## START RECORDED INFORMATION

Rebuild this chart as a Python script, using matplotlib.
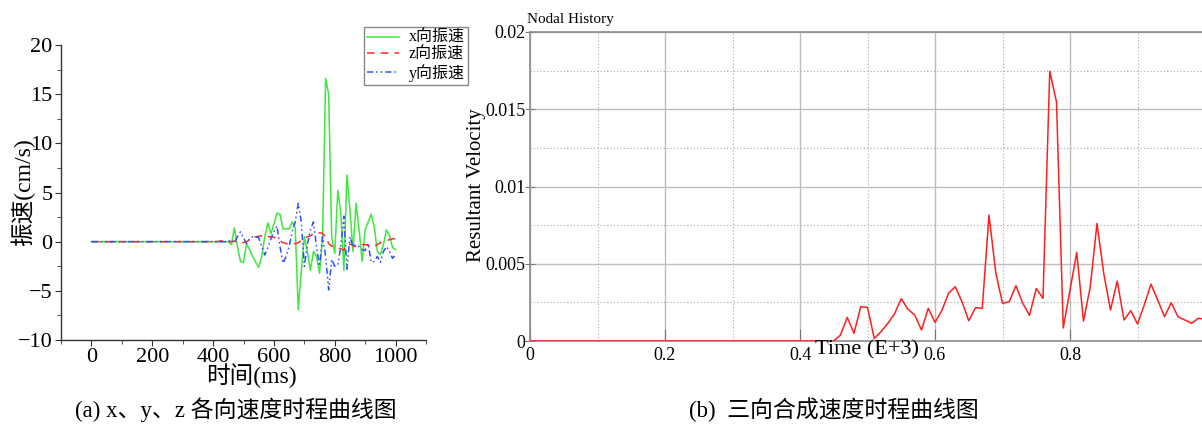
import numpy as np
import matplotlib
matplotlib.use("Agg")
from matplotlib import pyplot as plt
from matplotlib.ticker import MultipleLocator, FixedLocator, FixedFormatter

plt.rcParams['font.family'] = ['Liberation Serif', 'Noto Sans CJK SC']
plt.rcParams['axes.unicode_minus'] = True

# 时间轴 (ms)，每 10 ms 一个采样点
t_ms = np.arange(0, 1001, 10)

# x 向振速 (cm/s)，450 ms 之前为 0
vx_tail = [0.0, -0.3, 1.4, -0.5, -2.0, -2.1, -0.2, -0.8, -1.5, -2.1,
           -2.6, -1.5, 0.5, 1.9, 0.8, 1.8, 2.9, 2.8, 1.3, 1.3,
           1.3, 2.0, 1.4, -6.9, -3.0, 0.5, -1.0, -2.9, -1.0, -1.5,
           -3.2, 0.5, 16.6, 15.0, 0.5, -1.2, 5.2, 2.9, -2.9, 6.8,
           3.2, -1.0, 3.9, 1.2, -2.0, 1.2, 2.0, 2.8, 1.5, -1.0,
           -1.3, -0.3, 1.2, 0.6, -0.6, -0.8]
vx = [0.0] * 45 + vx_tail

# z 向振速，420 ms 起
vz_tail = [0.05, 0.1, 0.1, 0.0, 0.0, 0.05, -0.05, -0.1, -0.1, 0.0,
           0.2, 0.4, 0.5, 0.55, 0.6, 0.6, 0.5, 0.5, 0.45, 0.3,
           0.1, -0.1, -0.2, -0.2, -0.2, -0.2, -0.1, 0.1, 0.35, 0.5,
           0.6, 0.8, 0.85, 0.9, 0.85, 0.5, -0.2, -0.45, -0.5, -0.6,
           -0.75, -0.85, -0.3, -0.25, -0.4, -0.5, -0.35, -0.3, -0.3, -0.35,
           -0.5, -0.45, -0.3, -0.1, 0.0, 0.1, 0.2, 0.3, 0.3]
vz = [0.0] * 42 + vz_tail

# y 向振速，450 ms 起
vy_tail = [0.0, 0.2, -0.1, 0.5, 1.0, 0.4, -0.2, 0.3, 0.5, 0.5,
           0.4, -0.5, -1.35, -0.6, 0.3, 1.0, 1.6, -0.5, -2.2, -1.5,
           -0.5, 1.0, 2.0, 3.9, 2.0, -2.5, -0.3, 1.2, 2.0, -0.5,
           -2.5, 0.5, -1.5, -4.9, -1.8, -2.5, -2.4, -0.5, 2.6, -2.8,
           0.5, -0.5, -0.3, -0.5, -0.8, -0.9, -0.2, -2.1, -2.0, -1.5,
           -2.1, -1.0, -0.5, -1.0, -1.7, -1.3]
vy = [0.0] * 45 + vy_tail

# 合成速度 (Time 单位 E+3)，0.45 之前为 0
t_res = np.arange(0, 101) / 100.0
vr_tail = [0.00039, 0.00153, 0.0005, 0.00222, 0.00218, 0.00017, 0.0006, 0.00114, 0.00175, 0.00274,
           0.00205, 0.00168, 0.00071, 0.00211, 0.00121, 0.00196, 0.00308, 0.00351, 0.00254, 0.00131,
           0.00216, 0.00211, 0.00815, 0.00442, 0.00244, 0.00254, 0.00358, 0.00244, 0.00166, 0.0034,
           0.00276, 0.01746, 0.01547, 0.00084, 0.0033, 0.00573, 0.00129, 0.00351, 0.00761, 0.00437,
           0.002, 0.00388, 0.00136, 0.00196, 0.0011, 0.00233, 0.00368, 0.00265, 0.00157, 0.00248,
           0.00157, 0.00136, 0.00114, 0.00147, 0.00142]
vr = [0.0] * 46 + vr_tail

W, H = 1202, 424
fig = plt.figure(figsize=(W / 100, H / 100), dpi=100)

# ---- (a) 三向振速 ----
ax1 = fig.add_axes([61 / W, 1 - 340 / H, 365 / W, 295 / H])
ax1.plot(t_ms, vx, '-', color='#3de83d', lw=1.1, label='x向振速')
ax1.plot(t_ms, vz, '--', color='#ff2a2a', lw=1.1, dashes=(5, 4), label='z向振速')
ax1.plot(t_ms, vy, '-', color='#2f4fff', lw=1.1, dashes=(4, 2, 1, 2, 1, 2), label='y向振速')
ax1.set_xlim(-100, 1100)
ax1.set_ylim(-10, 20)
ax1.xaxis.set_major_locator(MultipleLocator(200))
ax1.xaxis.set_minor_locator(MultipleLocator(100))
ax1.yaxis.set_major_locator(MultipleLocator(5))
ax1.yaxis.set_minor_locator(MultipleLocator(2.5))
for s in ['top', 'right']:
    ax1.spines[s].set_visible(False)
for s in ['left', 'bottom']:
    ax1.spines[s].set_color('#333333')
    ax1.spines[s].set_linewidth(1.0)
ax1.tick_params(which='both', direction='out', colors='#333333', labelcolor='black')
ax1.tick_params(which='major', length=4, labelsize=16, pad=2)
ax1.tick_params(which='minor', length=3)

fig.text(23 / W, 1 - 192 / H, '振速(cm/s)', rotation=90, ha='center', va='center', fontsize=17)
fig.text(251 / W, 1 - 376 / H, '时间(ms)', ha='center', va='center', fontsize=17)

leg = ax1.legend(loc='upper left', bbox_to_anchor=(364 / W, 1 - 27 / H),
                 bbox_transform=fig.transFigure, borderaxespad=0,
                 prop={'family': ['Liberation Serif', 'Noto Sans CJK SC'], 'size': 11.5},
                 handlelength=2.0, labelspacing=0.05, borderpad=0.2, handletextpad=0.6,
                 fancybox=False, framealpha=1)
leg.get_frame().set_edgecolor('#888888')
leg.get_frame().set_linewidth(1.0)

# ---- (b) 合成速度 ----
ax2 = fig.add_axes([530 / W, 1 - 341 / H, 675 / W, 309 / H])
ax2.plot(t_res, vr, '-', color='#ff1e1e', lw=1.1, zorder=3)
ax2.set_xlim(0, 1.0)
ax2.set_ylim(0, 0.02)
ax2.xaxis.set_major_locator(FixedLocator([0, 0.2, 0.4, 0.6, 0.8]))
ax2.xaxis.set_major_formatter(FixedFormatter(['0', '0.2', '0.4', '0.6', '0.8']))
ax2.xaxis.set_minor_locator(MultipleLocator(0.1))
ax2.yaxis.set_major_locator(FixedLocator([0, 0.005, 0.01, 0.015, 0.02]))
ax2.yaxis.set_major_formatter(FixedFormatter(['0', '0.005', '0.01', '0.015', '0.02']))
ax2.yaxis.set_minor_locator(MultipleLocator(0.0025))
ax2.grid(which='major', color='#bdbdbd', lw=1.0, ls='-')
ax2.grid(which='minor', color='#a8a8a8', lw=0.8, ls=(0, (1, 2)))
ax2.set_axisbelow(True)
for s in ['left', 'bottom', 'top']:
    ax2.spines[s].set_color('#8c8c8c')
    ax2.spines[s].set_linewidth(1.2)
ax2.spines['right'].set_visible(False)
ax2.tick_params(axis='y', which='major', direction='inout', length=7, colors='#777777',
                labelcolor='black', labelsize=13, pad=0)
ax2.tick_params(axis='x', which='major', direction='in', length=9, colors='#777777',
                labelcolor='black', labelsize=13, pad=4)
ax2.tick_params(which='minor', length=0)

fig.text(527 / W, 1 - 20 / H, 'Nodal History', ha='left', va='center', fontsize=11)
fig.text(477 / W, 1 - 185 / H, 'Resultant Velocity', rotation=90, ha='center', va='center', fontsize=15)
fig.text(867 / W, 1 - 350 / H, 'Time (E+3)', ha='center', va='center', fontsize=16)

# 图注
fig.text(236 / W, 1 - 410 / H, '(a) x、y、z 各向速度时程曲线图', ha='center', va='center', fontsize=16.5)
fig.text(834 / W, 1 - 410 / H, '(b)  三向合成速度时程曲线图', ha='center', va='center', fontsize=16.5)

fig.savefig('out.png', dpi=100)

## END RECORDED INFORMATION

Identify and extract each line of the listing that contains "matplotlib".

Rebuild this chart as a Python script, using matplotlib.
import matplotlib
matplotlib.use("Agg")
from matplotlib import pyplot as plt
from matplotlib.ticker import MultipleLocator, FixedLocator, FixedFormatter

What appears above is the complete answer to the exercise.